- _EXERCISE PROMPT_
Write out the material exactly, with the pictures left out.

- _AVAILABLE RECORDS_
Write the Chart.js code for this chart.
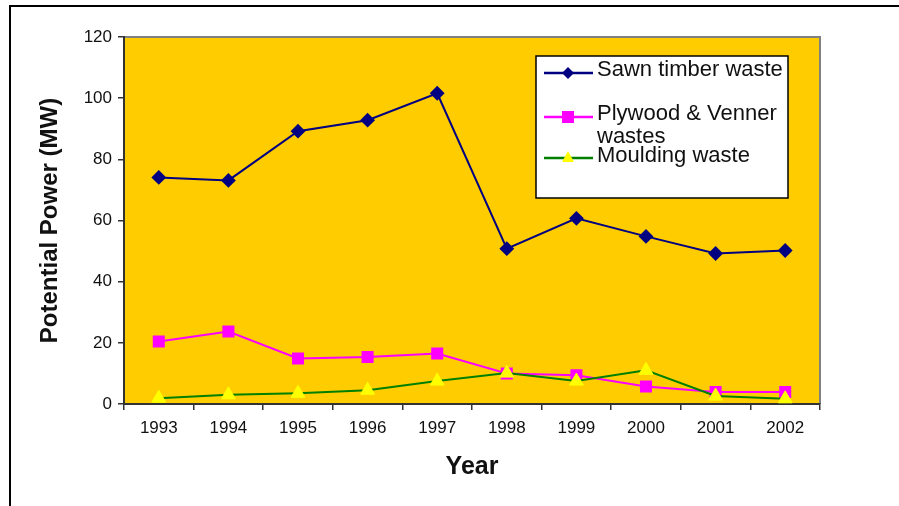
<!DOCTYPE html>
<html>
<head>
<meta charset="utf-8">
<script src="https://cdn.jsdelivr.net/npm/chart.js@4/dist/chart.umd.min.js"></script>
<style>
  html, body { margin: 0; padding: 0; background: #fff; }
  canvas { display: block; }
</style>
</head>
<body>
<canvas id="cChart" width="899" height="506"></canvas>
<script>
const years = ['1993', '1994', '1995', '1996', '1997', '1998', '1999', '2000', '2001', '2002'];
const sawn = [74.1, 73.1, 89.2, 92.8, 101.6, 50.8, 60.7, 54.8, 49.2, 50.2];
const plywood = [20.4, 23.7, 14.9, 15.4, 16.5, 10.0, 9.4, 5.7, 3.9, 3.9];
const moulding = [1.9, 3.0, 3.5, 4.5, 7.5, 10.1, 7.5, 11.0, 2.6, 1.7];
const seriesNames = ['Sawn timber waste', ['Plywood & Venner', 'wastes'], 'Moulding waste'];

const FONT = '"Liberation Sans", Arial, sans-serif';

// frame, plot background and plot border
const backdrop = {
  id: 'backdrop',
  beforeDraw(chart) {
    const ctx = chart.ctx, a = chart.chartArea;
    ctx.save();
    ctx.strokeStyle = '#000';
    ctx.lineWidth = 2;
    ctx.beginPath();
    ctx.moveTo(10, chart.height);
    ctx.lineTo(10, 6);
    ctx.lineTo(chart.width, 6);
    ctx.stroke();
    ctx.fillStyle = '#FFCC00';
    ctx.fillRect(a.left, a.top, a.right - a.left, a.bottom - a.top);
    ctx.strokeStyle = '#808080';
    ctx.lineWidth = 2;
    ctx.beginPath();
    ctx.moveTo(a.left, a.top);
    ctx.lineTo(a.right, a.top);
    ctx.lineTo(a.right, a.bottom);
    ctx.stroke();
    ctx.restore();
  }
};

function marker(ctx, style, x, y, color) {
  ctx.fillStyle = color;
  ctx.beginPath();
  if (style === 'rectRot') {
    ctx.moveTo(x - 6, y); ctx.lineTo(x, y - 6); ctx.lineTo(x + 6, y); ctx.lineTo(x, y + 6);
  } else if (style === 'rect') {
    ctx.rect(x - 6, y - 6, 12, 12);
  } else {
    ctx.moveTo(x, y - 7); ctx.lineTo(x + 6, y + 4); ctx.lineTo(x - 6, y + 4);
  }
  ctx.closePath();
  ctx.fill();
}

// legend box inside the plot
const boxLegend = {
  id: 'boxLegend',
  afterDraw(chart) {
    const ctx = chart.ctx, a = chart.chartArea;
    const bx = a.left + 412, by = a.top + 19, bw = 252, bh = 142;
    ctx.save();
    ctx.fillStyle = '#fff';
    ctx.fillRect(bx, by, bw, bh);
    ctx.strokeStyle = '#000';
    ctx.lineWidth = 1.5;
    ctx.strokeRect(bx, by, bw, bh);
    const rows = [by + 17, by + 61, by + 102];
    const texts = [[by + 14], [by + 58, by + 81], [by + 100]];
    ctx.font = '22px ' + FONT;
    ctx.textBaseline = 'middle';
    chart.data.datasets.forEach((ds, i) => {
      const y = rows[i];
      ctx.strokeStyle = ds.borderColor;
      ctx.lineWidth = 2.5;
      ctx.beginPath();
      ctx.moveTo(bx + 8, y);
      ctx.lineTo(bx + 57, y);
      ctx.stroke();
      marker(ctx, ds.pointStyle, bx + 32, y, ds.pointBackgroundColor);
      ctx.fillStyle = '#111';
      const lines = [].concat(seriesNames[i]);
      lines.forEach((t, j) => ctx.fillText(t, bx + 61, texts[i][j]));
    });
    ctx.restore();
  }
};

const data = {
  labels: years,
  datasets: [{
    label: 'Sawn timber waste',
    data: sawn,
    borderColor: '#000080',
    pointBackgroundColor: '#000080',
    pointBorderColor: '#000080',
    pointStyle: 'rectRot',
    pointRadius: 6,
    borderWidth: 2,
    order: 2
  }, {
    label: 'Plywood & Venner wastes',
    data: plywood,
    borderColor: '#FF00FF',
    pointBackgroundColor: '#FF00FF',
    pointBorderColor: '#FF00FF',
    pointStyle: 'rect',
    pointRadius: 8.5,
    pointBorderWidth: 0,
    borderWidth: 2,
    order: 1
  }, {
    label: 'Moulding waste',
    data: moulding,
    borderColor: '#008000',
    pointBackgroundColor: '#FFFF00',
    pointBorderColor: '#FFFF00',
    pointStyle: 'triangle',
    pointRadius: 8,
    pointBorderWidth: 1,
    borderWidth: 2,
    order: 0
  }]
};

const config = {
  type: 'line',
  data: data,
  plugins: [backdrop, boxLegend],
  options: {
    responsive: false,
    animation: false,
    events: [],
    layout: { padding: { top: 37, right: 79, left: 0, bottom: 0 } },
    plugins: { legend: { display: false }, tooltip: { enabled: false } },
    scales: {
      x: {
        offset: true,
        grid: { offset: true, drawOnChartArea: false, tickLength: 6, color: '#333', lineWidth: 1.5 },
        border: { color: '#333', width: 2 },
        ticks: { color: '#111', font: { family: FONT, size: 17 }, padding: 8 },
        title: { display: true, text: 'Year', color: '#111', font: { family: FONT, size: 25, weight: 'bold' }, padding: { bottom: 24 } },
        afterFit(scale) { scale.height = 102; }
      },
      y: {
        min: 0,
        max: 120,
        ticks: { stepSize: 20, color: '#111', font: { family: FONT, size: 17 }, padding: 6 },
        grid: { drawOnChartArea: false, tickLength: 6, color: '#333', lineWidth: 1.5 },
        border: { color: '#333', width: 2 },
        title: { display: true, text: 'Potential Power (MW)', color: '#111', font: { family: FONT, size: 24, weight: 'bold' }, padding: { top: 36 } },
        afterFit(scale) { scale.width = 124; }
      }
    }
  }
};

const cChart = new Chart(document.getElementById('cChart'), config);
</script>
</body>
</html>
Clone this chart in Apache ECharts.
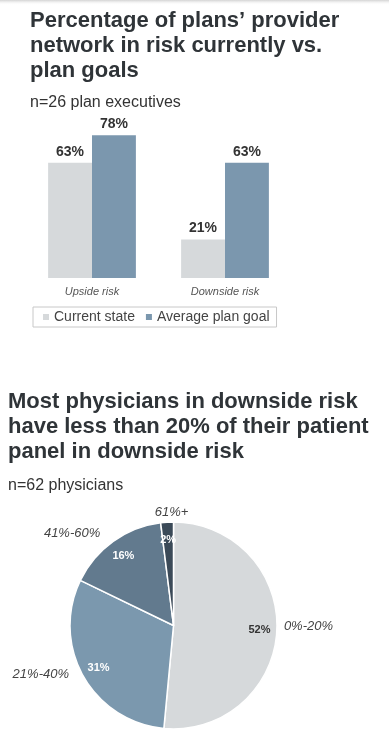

- _EXERCISE RESULT_
Write the Chart.js code for this chart.
<!DOCTYPE html>
<html>
<head>
<meta charset="utf-8">
<script src="https://cdn.jsdelivr.net/npm/chart.js@4/dist/chart.umd.min.js"></script>
<style>
  html, body { margin: 0; padding: 0; background: #fff; }
  canvas { display: block; }
</style>
</head>
<body>
<canvas id="cChart" width="899" height="506"></canvas>
<script>
const years = ['1993', '1994', '1995', '1996', '1997', '1998', '1999', '2000', '2001', '2002'];
const sawn = [74.1, 73.1, 89.2, 92.8, 101.6, 50.8, 60.7, 54.8, 49.2, 50.2];
const plywood = [20.4, 23.7, 14.9, 15.4, 16.5, 10.0, 9.4, 5.7, 3.9, 3.9];
const moulding = [1.9, 3.0, 3.5, 4.5, 7.5, 10.1, 7.5, 11.0, 2.6, 1.7];
const seriesNames = ['Sawn timber waste', ['Plywood & Venner', 'wastes'], 'Moulding waste'];

const FONT = '"Liberation Sans", Arial, sans-serif';

// frame, plot background and plot border
const backdrop = {
  id: 'backdrop',
  beforeDraw(chart) {
    const ctx = chart.ctx, a = chart.chartArea;
    ctx.save();
    ctx.strokeStyle = '#000';
    ctx.lineWidth = 2;
    ctx.beginPath();
    ctx.moveTo(10, chart.height);
    ctx.lineTo(10, 6);
    ctx.lineTo(chart.width, 6);
    ctx.stroke();
    ctx.fillStyle = '#FFCC00';
    ctx.fillRect(a.left, a.top, a.right - a.left, a.bottom - a.top);
    ctx.strokeStyle = '#808080';
    ctx.lineWidth = 2;
    ctx.beginPath();
    ctx.moveTo(a.left, a.top);
    ctx.lineTo(a.right, a.top);
    ctx.lineTo(a.right, a.bottom);
    ctx.stroke();
    ctx.restore();
  }
};

function marker(ctx, style, x, y, color) {
  ctx.fillStyle = color;
  ctx.beginPath();
  if (style === 'rectRot') {
    ctx.moveTo(x - 6, y); ctx.lineTo(x, y - 6); ctx.lineTo(x + 6, y); ctx.lineTo(x, y + 6);
  } else if (style === 'rect') {
    ctx.rect(x - 6, y - 6, 12, 12);
  } else {
    ctx.moveTo(x, y - 7); ctx.lineTo(x + 6, y + 4); ctx.lineTo(x - 6, y + 4);
  }
  ctx.closePath();
  ctx.fill();
}

// legend box inside the plot
const boxLegend = {
  id: 'boxLegend',
  afterDraw(chart) {
    const ctx = chart.ctx, a = chart.chartArea;
    const bx = a.left + 412, by = a.top + 19, bw = 252, bh = 142;
    ctx.save();
    ctx.fillStyle = '#fff';
    ctx.fillRect(bx, by, bw, bh);
    ctx.strokeStyle = '#000';
    ctx.lineWidth = 1.5;
    ctx.strokeRect(bx, by, bw, bh);
    const rows = [by + 17, by + 61, by + 102];
    const texts = [[by + 14], [by + 58, by + 81], [by + 100]];
    ctx.font = '22px ' + FONT;
    ctx.textBaseline = 'middle';
    chart.data.datasets.forEach((ds, i) => {
      const y = rows[i];
      ctx.strokeStyle = ds.borderColor;
      ctx.lineWidth = 2.5;
      ctx.beginPath();
      ctx.moveTo(bx + 8, y);
      ctx.lineTo(bx + 57, y);
      ctx.stroke();
      marker(ctx, ds.pointStyle, bx + 32, y, ds.pointBackgroundColor);
      ctx.fillStyle = '#111';
      const lines = [].concat(seriesNames[i]);
      lines.forEach((t, j) => ctx.fillText(t, bx + 61, texts[i][j]));
    });
    ctx.restore();
  }
};

const data = {
  labels: years,
  datasets: [{
    label: 'Sawn timber waste',
    data: sawn,
    borderColor: '#000080',
    pointBackgroundColor: '#000080',
    pointBorderColor: '#000080',
    pointStyle: 'rectRot',
    pointRadius: 6,
    borderWidth: 2,
    order: 2
  }, {
    label: 'Plywood & Venner wastes',
    data: plywood,
    borderColor: '#FF00FF',
    pointBackgroundColor: '#FF00FF',
    pointBorderColor: '#FF00FF',
    pointStyle: 'rect',
    pointRadius: 8.5,
    pointBorderWidth: 0,
    borderWidth: 2,
    order: 1
  }, {
    label: 'Moulding waste',
    data: moulding,
    borderColor: '#008000',
    pointBackgroundColor: '#FFFF00',
    pointBorderColor: '#FFFF00',
    pointStyle: 'triangle',
    pointRadius: 8,
    pointBorderWidth: 1,
    borderWidth: 2,
    order: 0
  }]
};

const config = {
  type: 'line',
  data: data,
  plugins: [backdrop, boxLegend],
  options: {
    responsive: false,
    animation: false,
    events: [],
    layout: { padding: { top: 37, right: 79, left: 0, bottom: 0 } },
    plugins: { legend: { display: false }, tooltip: { enabled: false } },
    scales: {
      x: {
        offset: true,
        grid: { offset: true, drawOnChartArea: false, tickLength: 6, color: '#333', lineWidth: 1.5 },
        border: { color: '#333', width: 2 },
        ticks: { color: '#111', font: { family: FONT, size: 17 }, padding: 8 },
        title: { display: true, text: 'Year', color: '#111', font: { family: FONT, size: 25, weight: 'bold' }, padding: { bottom: 24 } },
        afterFit(scale) { scale.height = 102; }
      },
      y: {
        min: 0,
        max: 120,
        ticks: { stepSize: 20, color: '#111', font: { family: FONT, size: 17 }, padding: 6 },
        grid: { drawOnChartArea: false, tickLength: 6, color: '#333', lineWidth: 1.5 },
        border: { color: '#333', width: 2 },
        title: { display: true, text: 'Potential Power (MW)', color: '#111', font: { family: FONT, size: 24, weight: 'bold' }, padding: { top: 36 } },
        afterFit(scale) { scale.width = 124; }
      }
    }
  }
};

const cChart = new Chart(document.getElementById('cChart'), config);
</script>
</body>
</html>
Clone this chart in Apache ECharts.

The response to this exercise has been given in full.